The Paradox of Military Technology

Saturday, January 13th, 2007

Max Boot runs through the state of our armed forces before presenting The Paradox of Military Technology:

But in the final analysis, having the best technology is not enough to defeat the most committed terrorists armed with the deadliest weapons. Some of the most expensive weapons systems being purchased by the United States and its allies are irrelevant to fighting and winning the war against terrorism. And the combination of moral restraint and bureaucratic sluggishness that defines America’s military culture may leave the U.S. at a comparative disadvantage against nimble, networked, nihilistic enemies like al Qaeda, who will deploy whatever weapons they have with urgent brutality.
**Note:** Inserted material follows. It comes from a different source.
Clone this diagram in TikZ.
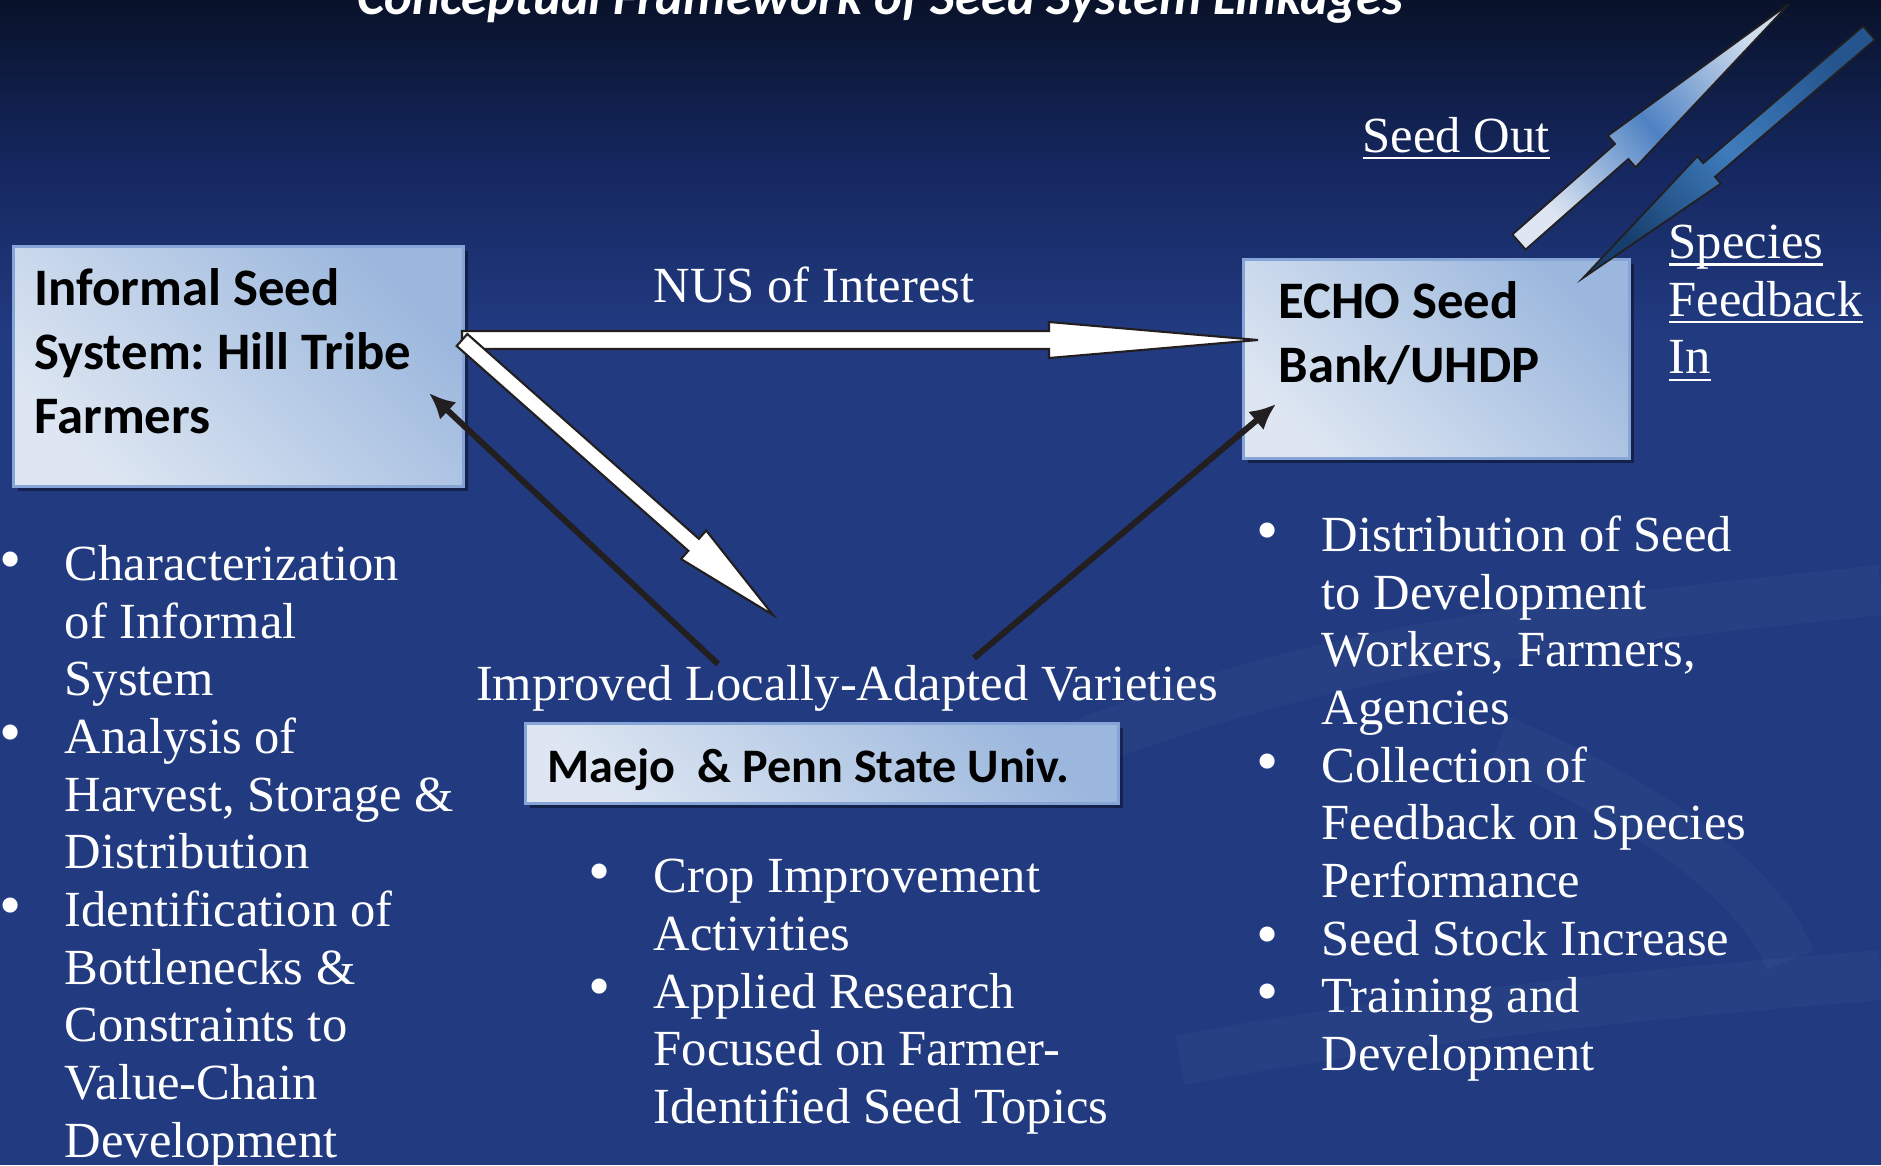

To deal with the essential paradox of the information age — that the march of advanced technology may decrease our security in some areas while increasing it in others — we need not just better machines but also the right organizations, training, and leadership to take advantage of them. That’s where the U.S. has lagged badly behind; its industrial-age military bureaucracy remains configured primarily for fighting other conventional militaries, rather than the terrorist foes we increasingly confront. Changing the culture and structure of our armed forces — to say nothing of the CIA or State Department — is a far more daunting task than simply figuring out which weapons systems to buy. Yet even if we rise to that bureaucratic and political challenge, there will likely be times, tragically, when our military supremacy is no match for the technology-enhanced savagery of our inferior enemies.